***** DATA SECTION *****

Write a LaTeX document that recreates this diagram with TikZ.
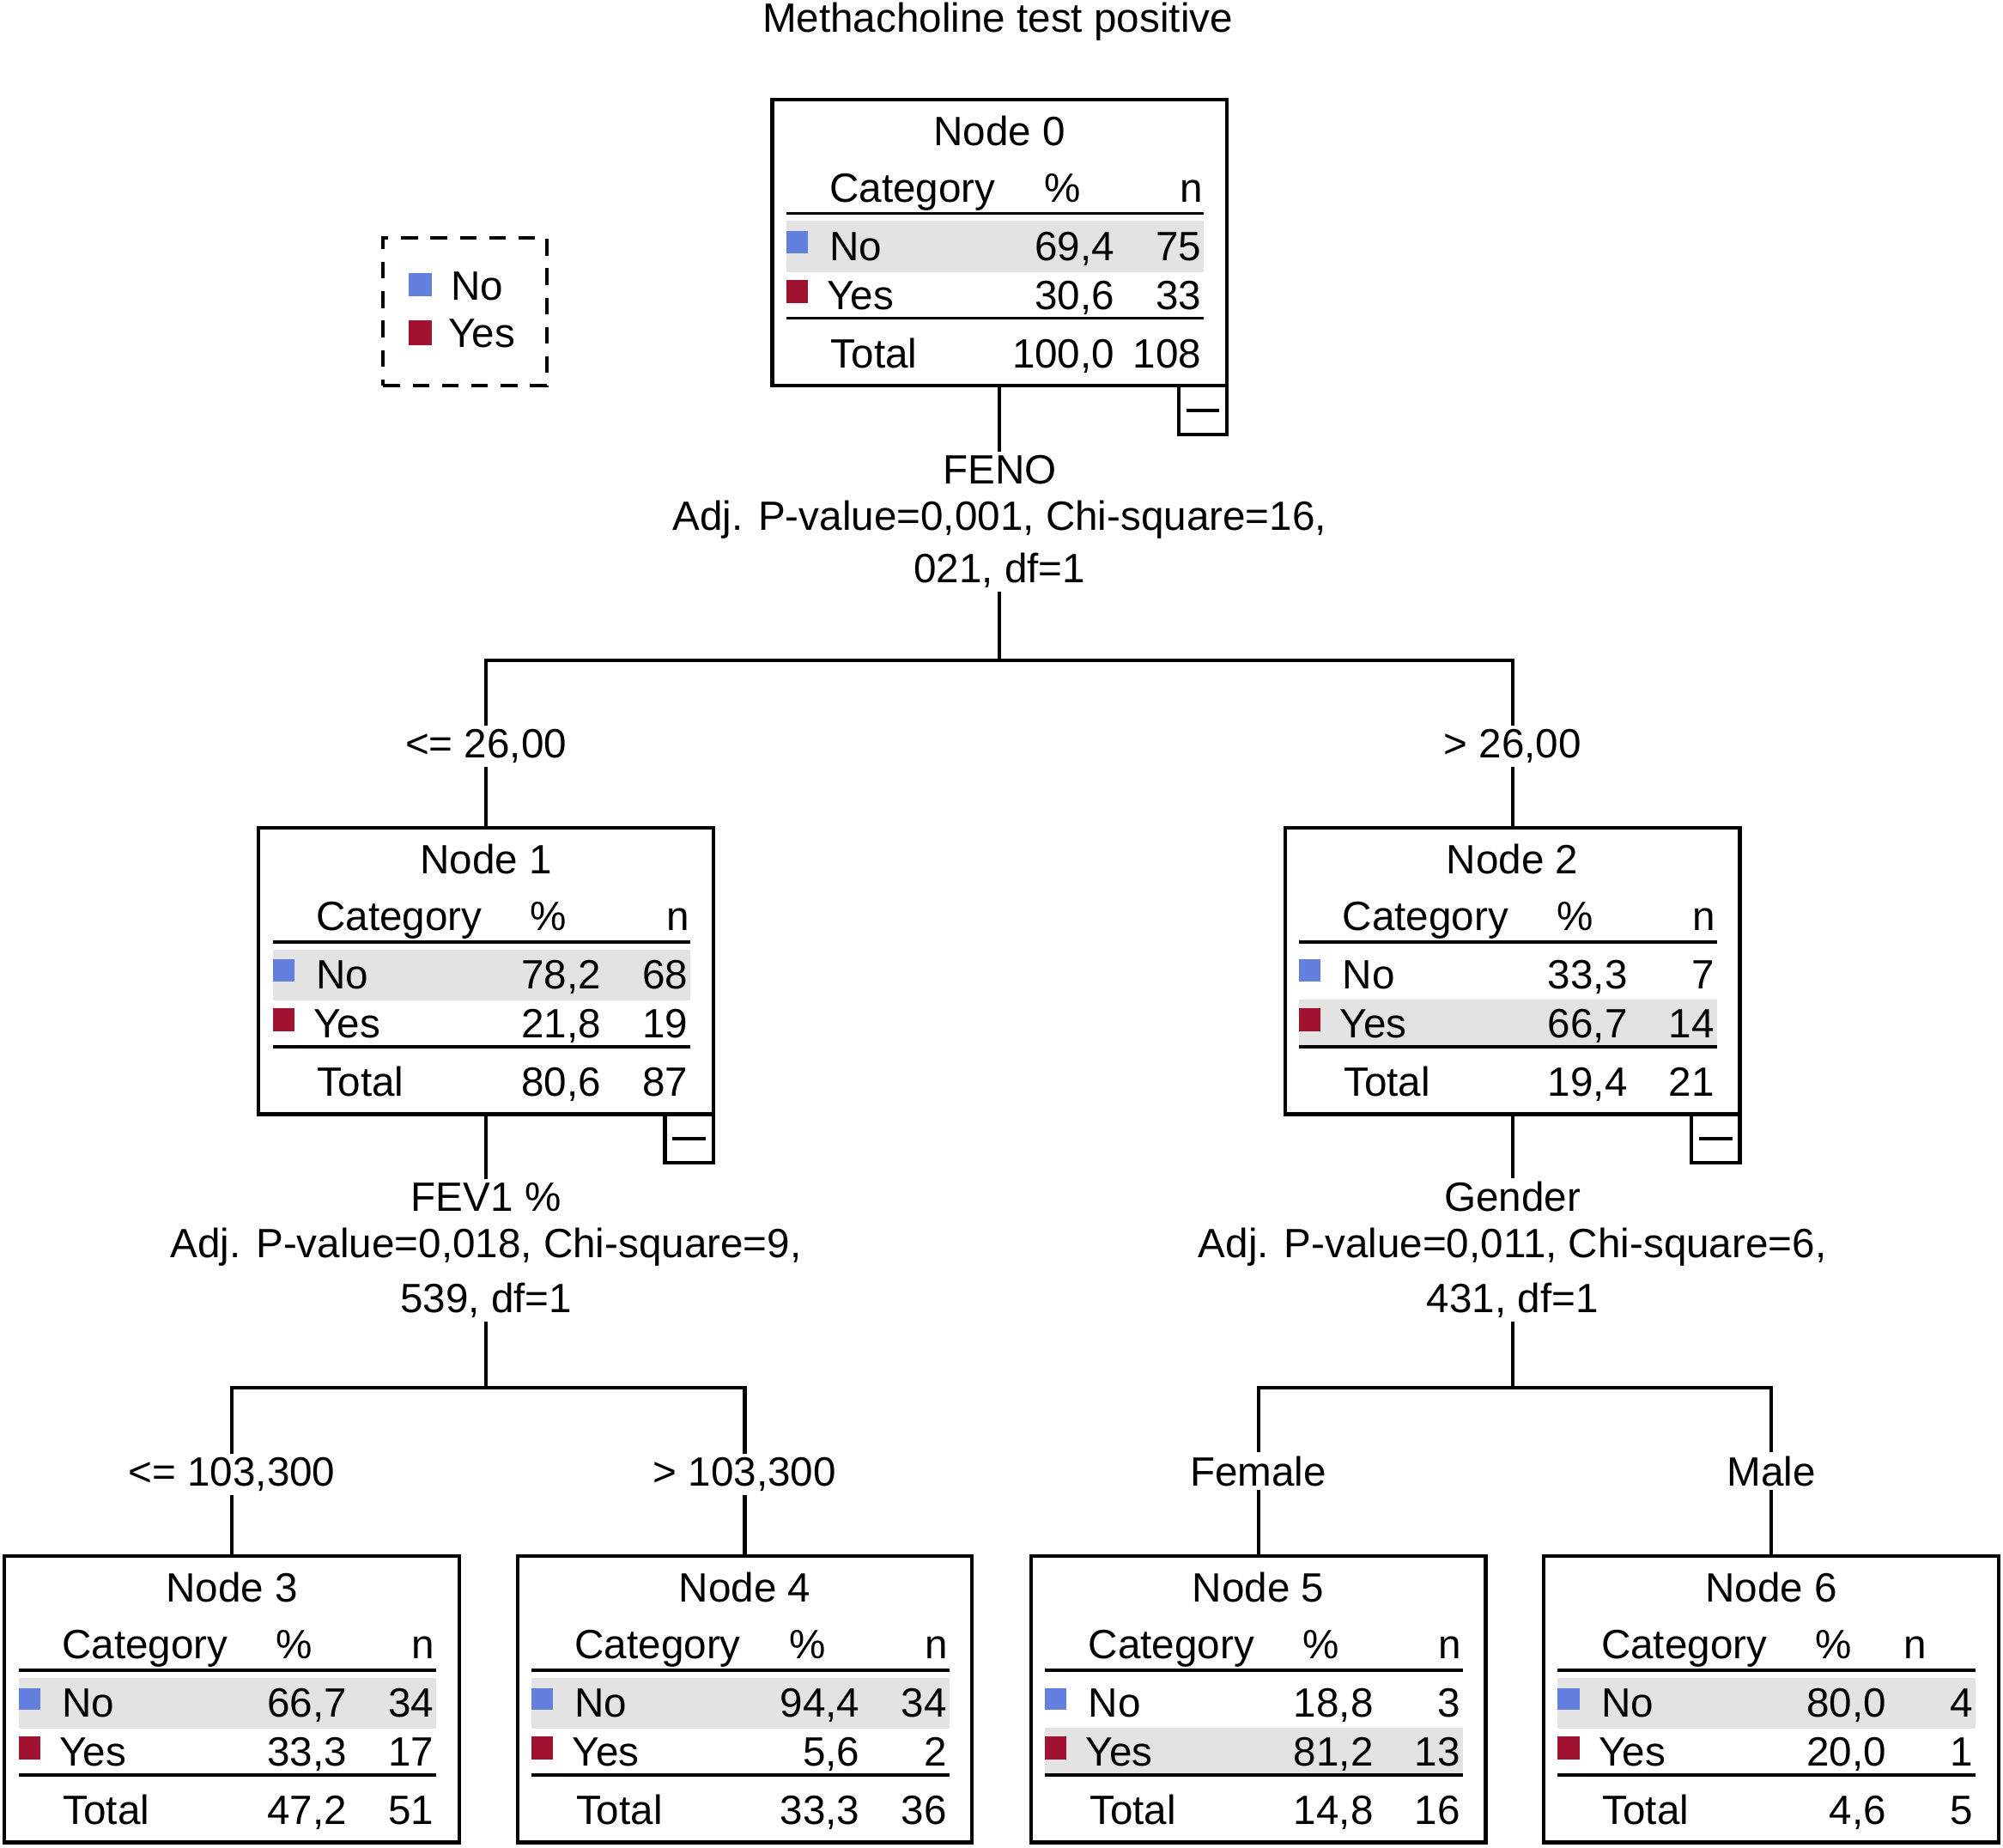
\documentclass[tikz,border=0pt]{standalone}
\usepackage{fontspec}
\setmainfont{Liberation Sans}
\definecolor{noblue}{RGB}{100,128,222}
\definecolor{yesred}{RGB}{160,18,48}
\definecolor{bandgray}{RGB}{227,227,227}
\tikzset{
  every node/.style={font=\fontsize{32}{36}\selectfont, inner sep=0pt, outer sep=0pt},
  boxframe/.style={draw=black, line width=2.8pt, minimum width=356pt, minimum height=224pt, anchor=north},
  minusbox/.style={draw=black, line width=2.8pt, minimum width=38pt, minimum height=38pt, anchor=north east},
  legendbox/.style={draw=black, line width=2.8pt, dash pattern=on 13pt off 10pt, minimum width=128pt, minimum height=116pt, anchor=north west},
  rule/.style={line width=2.6pt},
  link/.style={line width=2.8pt},
  lbl/.style={inner sep=3pt, anchor=base},
  tl/.style={anchor=base west},
  tr/.style={anchor=base east},
  tc/.style={anchor=base},
}
% #1 name, #2 position (cx,top), #3 title, #4 no%, #5 no n, #6 yes%, #7 yes n, #8 total%, #9 total n
% \HL = highlighted row (1 No, 2 Yes); \NX = x of n header relative to centre
\newcommand{\TreeBox}[9]{%
  \begin{scope}[shift={#2}]
    \ifnum\HL=1
      \fill[bandgray] (-167,95) rectangle (160,135);
    \else
      \fill[bandgray] (-167,134) rectangle (160,170);
    \fi
    \node[boxframe] (#1) at (0,0) {};
    \node[tc] (#1-title) at (0,36) {Node #3};
    \node[tl] (#1-cat) at (-133,80) {Category};
    \node[tc] (#1-pct) at (49,80) {\%};
    \node[tc] (#1-n) at (\NX,80) {n};
    \draw[rule] (-167,89) -- (160,89);
    \fill[noblue] (-167,103) rectangle (-150,120);
    \node[tl] (#1-no) at (-133,126) {No};
    \node[tr] (#1-nop) at (90,126) {#4};
    \node[tr] (#1-non) at (158,126) {#5};
    \fill[yesred] (-167,141) rectangle (-150,159);
    \node[tl] (#1-yes) at (-135,164) {Yes};
    \node[tr] (#1-yesp) at (90,164) {#6};
    \node[tr] (#1-yesn) at (158,164) {#7};
    \draw[rule] (-167,171) -- (160,171);
    \node[tl] (#1-tot) at (-132,210) {Total};
    \node[tr] (#1-totp) at (90,210) {#8};
    \node[tr] (#1-totn) at (158,210) {#9};
  \end{scope}}
\newcommand{\MinusBox}[1]{%
  \node[minusbox] (#1-m) at (#1.south east) {};
  \draw[line width=2.6pt] ([xshift=-13pt]#1-m.center) -- ([xshift=13pt]#1-m.center);}
\begin{document}
\begin{tikzpicture}[x=1pt,y=-1pt]
\useasboundingbox (0,0) rectangle (1568,1446);

\node[tc] (title) at (781,25) {Methacholine test positive};

% legend
\node[legendbox] (legend) at (300,186) {};
\fill[noblue] (320,214) rectangle (338,232);
\node[tl] (legno) at (353,235) {No};
\fill[yesred] (320,251) rectangle (338,270);
\node[tl] (legyes) at (351,272) {Yes};

% boxes
\def\NX{150}
\def\HL{1}
\TreeBox{n0}{(782.5,78)}{0}{69,4}{75}{30,6}{33}{100,0}{108}
\TreeBox{n1}{(380.5,648)}{1}{78,2}{68}{21,8}{19}{80,6}{87}
\def\HL{2}
\TreeBox{n2}{(1184,648)}{2}{33,3}{7}{66,7}{14}{19,4}{21}
\def\HL{1}
\TreeBox{n3}{(181.5,1218)}{3}{66,7}{34}{33,3}{17}{47,2}{51}
\TreeBox{n4}{(583,1218)}{4}{94,4}{34}{5,6}{2}{33,3}{36}
\def\HL{2}
\TreeBox{n5}{(985,1218)}{5}{18,8}{3}{81,2}{13}{14,8}{16}
\def\HL{1}
\def\NX{113}
\TreeBox{n6}{(1386.5,1218)}{6}{80,0}{4}{20,0}{1}{4,6}{5}

\MinusBox{n0}
\MinusBox{n1}
\MinusBox{n2}

% split labels
\node[lbl] (s0a) at (782.5,379) {FENO};
\node[lbl] (s0b) at (782.5,415) {Adj. P-value=0,001, Chi-square=16,};
\node[lbl] (s0c) at (782.5,456) {021, df=1};
\node[lbl] (s1a) at (380.5,948) {FEV1 \%};
\node[lbl] (s1b) at (380.5,984) {Adj. P-value=0,018, Chi-square=9,};
\node[lbl] (s1c) at (380.5,1027) {539, df=1};
\node[lbl] (s2a) at (1184,948) {Gender};
\node[lbl] (s2b) at (1184,984) {Adj. P-value=0,011, Chi-square=6,};
\node[lbl] (s2c) at (1184,1027) {431, df=1};

% branch labels
\node[lbl] (b1) at (380.5,593) {<= 26,00};
\node[lbl] (b2) at (1184,593) {> 26,00};
\node[lbl] (b3) at (181.5,1163) {<= 103,300};
\node[lbl] (b4) at (583,1163) {> 103,300};
\node[lbl] (b5) at (985,1163) {Female};
\node[lbl] (b6) at (1386.5,1163) {Male};

% junctions
\coordinate (j0) at (782.5,517);
\coordinate (j1) at (380.5,1086);
\coordinate (j2) at (1184,1086);

% connectors
\draw[link] (n0.south) -- (n0.south |- s0a.north);
\draw[link] (n0.south |- s0c.south) -- (j0);
\draw[link] (b1.north) -- (b1.north |- j0) -- (b2.north |- j0) -- (b2.north);
\draw[link] (b1.south) -- (n1.north);
\draw[link] (b2.south) -- (n2.north);

\draw[link] (n1.south) -- (n1.south |- s1a.north);
\draw[link] (n1.south |- s1c.south) -- (j1);
\draw[link] (b3.north) -- (b3.north |- j1) -- (b4.north |- j1) -- (b4.north);
\draw[link] (b3.south) -- (n3.north);
\draw[link] (b4.south) -- (n4.north);

\draw[link] (n2.south) -- (n2.south |- s2a.north);
\draw[link] (n2.south |- s2c.south) -- (j2);
\draw[link] (b5.north) -- (b5.north |- j2) -- (b6.north |- j2) -- (b6.north);
\draw[link] (b5.south) -- (n5.north);
\draw[link] (b6.south) -- (n6.north);
\end{tikzpicture}
\end{document}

*****

GIVEN EXERCISE:
From start to finish, output the listing exactly, but omit its pictures.

WORKED ANSWER:
Write a LaTeX document that recreates this diagram with TikZ.
\documentclass[tikz,border=0pt]{standalone}
\usepackage{fontspec}
\setmainfont{Liberation Sans}
\definecolor{noblue}{RGB}{100,128,222}
\definecolor{yesred}{RGB}{160,18,48}
\definecolor{bandgray}{RGB}{227,227,227}
\tikzset{
  every node/.style={font=\fontsize{32}{36}\selectfont, inner sep=0pt, outer sep=0pt},
  boxframe/.style={draw=black, line width=2.8pt, minimum width=356pt, minimum height=224pt, anchor=north},
  minusbox/.style={draw=black, line width=2.8pt, minimum width=38pt, minimum height=38pt, anchor=north east},
  legendbox/.style={draw=black, line width=2.8pt, dash pattern=on 13pt off 10pt, minimum width=128pt, minimum height=116pt, anchor=north west},
  rule/.style={line width=2.6pt},
  link/.style={line width=2.8pt},
  lbl/.style={inner sep=3pt, anchor=base},
  tl/.style={anchor=base west},
  tr/.style={anchor=base east},
  tc/.style={anchor=base},
}
% #1 name, #2 position (cx,top), #3 title, #4 no%, #5 no n, #6 yes%, #7 yes n, #8 total%, #9 total n
% \HL = highlighted row (1 No, 2 Yes); \NX = x of n header relative to centre
\newcommand{\TreeBox}[9]{%
  \begin{scope}[shift={#2}]
    \ifnum\HL=1
      \fill[bandgray] (-167,95) rectangle (160,135);
    \else
      \fill[bandgray] (-167,134) rectangle (160,170);
    \fi
    \node[boxframe] (#1) at (0,0) {};
    \node[tc] (#1-title) at (0,36) {Node #3};
    \node[tl] (#1-cat) at (-133,80) {Category};
    \node[tc] (#1-pct) at (49,80) {\%};
    \node[tc] (#1-n) at (\NX,80) {n};
    \draw[rule] (-167,89) -- (160,89);
    \fill[noblue] (-167,103) rectangle (-150,120);
    \node[tl] (#1-no) at (-133,126) {No};
    \node[tr] (#1-nop) at (90,126) {#4};
    \node[tr] (#1-non) at (158,126) {#5};
    \fill[yesred] (-167,141) rectangle (-150,159);
    \node[tl] (#1-yes) at (-135,164) {Yes};
    \node[tr] (#1-yesp) at (90,164) {#6};
    \node[tr] (#1-yesn) at (158,164) {#7};
    \draw[rule] (-167,171) -- (160,171);
    \node[tl] (#1-tot) at (-132,210) {Total};
    \node[tr] (#1-totp) at (90,210) {#8};
    \node[tr] (#1-totn) at (158,210) {#9};
  \end{scope}}
\newcommand{\MinusBox}[1]{%
  \node[minusbox] (#1-m) at (#1.south east) {};
  \draw[line width=2.6pt] ([xshift=-13pt]#1-m.center) -- ([xshift=13pt]#1-m.center);}
\begin{document}
\begin{tikzpicture}[x=1pt,y=-1pt]
\useasboundingbox (0,0) rectangle (1568,1446);

\node[tc] (title) at (781,25) {Methacholine test positive};

% legend
\node[legendbox] (legend) at (300,186) {};
\fill[noblue] (320,214) rectangle (338,232);
\node[tl] (legno) at (353,235) {No};
\fill[yesred] (320,251) rectangle (338,270);
\node[tl] (legyes) at (351,272) {Yes};

% boxes
\def\NX{150}
\def\HL{1}
\TreeBox{n0}{(782.5,78)}{0}{69,4}{75}{30,6}{33}{100,0}{108}
\TreeBox{n1}{(380.5,648)}{1}{78,2}{68}{21,8}{19}{80,6}{87}
\def\HL{2}
\TreeBox{n2}{(1184,648)}{2}{33,3}{7}{66,7}{14}{19,4}{21}
\def\HL{1}
\TreeBox{n3}{(181.5,1218)}{3}{66,7}{34}{33,3}{17}{47,2}{51}
\TreeBox{n4}{(583,1218)}{4}{94,4}{34}{5,6}{2}{33,3}{36}
\def\HL{2}
\TreeBox{n5}{(985,1218)}{5}{18,8}{3}{81,2}{13}{14,8}{16}
\def\HL{1}
\def\NX{113}
\TreeBox{n6}{(1386.5,1218)}{6}{80,0}{4}{20,0}{1}{4,6}{5}

\MinusBox{n0}
\MinusBox{n1}
\MinusBox{n2}

% split labels
\node[lbl] (s0a) at (782.5,379) {FENO};
\node[lbl] (s0b) at (782.5,415) {Adj. P-value=0,001, Chi-square=16,};
\node[lbl] (s0c) at (782.5,456) {021, df=1};
\node[lbl] (s1a) at (380.5,948) {FEV1 \%};
\node[lbl] (s1b) at (380.5,984) {Adj. P-value=0,018, Chi-square=9,};
\node[lbl] (s1c) at (380.5,1027) {539, df=1};
\node[lbl] (s2a) at (1184,948) {Gender};
\node[lbl] (s2b) at (1184,984) {Adj. P-value=0,011, Chi-square=6,};
\node[lbl] (s2c) at (1184,1027) {431, df=1};

% branch labels
\node[lbl] (b1) at (380.5,593) {<= 26,00};
\node[lbl] (b2) at (1184,593) {> 26,00};
\node[lbl] (b3) at (181.5,1163) {<= 103,300};
\node[lbl] (b4) at (583,1163) {> 103,300};
\node[lbl] (b5) at (985,1163) {Female};
\node[lbl] (b6) at (1386.5,1163) {Male};

% junctions
\coordinate (j0) at (782.5,517);
\coordinate (j1) at (380.5,1086);
\coordinate (j2) at (1184,1086);

% connectors
\draw[link] (n0.south) -- (n0.south |- s0a.north);
\draw[link] (n0.south |- s0c.south) -- (j0);
\draw[link] (b1.north) -- (b1.north |- j0) -- (b2.north |- j0) -- (b2.north);
\draw[link] (b1.south) -- (n1.north);
\draw[link] (b2.south) -- (n2.north);

\draw[link] (n1.south) -- (n1.south |- s1a.north);
\draw[link] (n1.south |- s1c.south) -- (j1);
\draw[link] (b3.north) -- (b3.north |- j1) -- (b4.north |- j1) -- (b4.north);
\draw[link] (b3.south) -- (n3.north);
\draw[link] (b4.south) -- (n4.north);

\draw[link] (n2.south) -- (n2.south |- s2a.north);
\draw[link] (n2.south |- s2c.south) -- (j2);
\draw[link] (b5.north) -- (b5.north |- j2) -- (b6.north |- j2) -- (b6.north);
\draw[link] (b5.south) -- (n5.north);
\draw[link] (b6.south) -- (n6.north);
\end{tikzpicture}
\end{document}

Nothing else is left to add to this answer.